Central Africa is the most underdeveloped region in Africa. It plays home to approximately 180 million people.
Unfortunately, the nine territories that makeup Central Africa lack infrastructure, housing, healthcare, education and other critical sectors to help them grow and develop.
Tropic diseases such as Ebola, and now COVID-19, had a devastating effect on the region. The World Health Organisation’s Africa media briefing held on 9 April 2020 discussed Africa’s “fragile economy” and how the virus is now spreading into the smaller towns and villages. These towns and villages struggle to access even the basic of needs, due to little or no transport infrastructure.
Investment opportunities exist in all aspects of the needs of everyday life.

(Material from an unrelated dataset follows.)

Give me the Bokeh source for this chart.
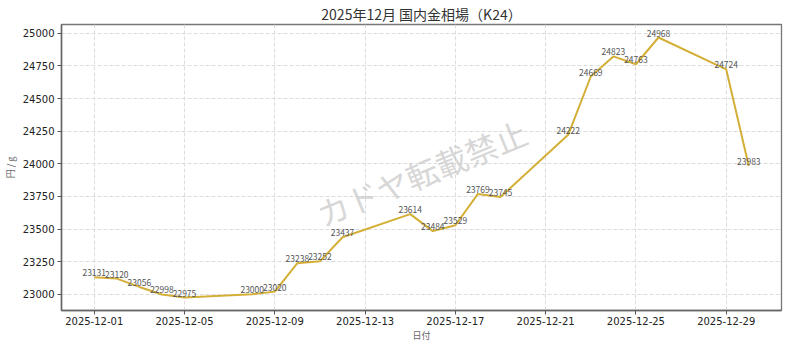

From electricity, education, transport, healthcare, mining, manufacturing, hospitality, telecommunications and ICT, to name but a few.
Let’s see how ABiQ forecasting impacts just a couple of these sectors:
Although the current Corona pandemic is not yet as severe as in other markets, this region has the potential to be hit hard. They are constantly battling other illnesses such as TB and malaria, so they have experience in dealing with such pandemics. However, even without a Corona outbreak, ABiQ predicts that Central Africa will need in excess of 1,500 new hospitals. In addition to these facilities, it would also require 43,000 physicians that need to be trained by 2030.

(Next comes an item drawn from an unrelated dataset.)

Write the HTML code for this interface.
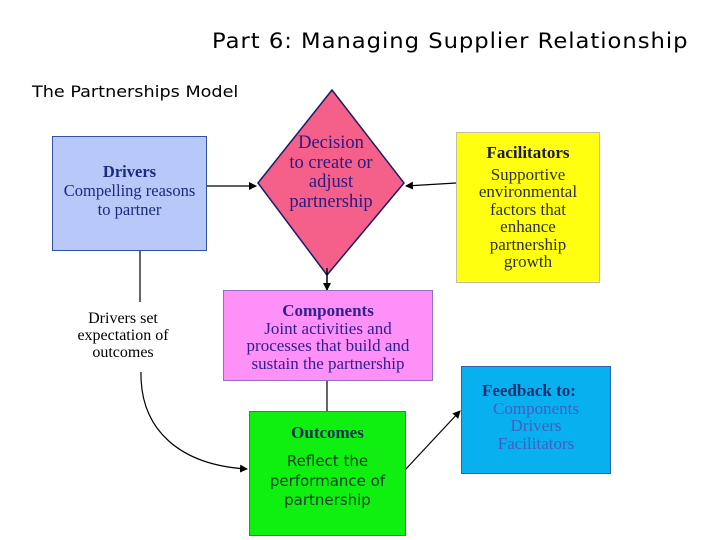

The region is water-rich with tropical rainforests and large bodies of water. Access to safe drinking water still remains low. We estimate that by 2030, an additional 15 billion cubic metres of potable water will be required every year. The supply network will require vast investment that will lead to employment opportunities. Not to be forgotton, the wastewater networks and processing plants will also need to be thought about.
A number of solar-driven mini-grids have been developed throughout the region over the last decade. Looking forward to 2030, we predict Central Africa will need more than 8 gigawatts of new power generating capacity. This is to main the current access levels, which we already know, are some of the lowest globally.
Many non-Government organisations (NGO’s) are already present and support a vast array of renewable energy programmes. Although mini-grids provide a quick short-term solution, they tend not to be very efficient in the long run.
Natural resources and mining opportunities
Central Africa is rich in natural resources and minerals, so there is a strong potential for people across a variety of sectors to tap into this market. Special focus should be given to processing these resources before exporting. This would further improve and contribute to the domestic economy. It will also raise the skill level and justify governments’ investment in tertiary training institutions.
There is an enormous difference in wealth in the region. Angola’s GDP is twice that of the Democratic Republic of the Congo followed by Cameroon in third. Angola’s wealth stems from rich offshore oil fields and onshore diamond fields generating foreign currency.
Many of the Central African countries lack the infrastructure to support exploration, development and processing of natural resources. The result is limited domestic growth opportunities. But this is changing fast with the development of mobile technology.
Overall, Central Africa needs to improve its investment environment and more needs to be done to eliminate corruption. The region needs to drive a different business culture that will attract and welcome investors and nurture the region’s development.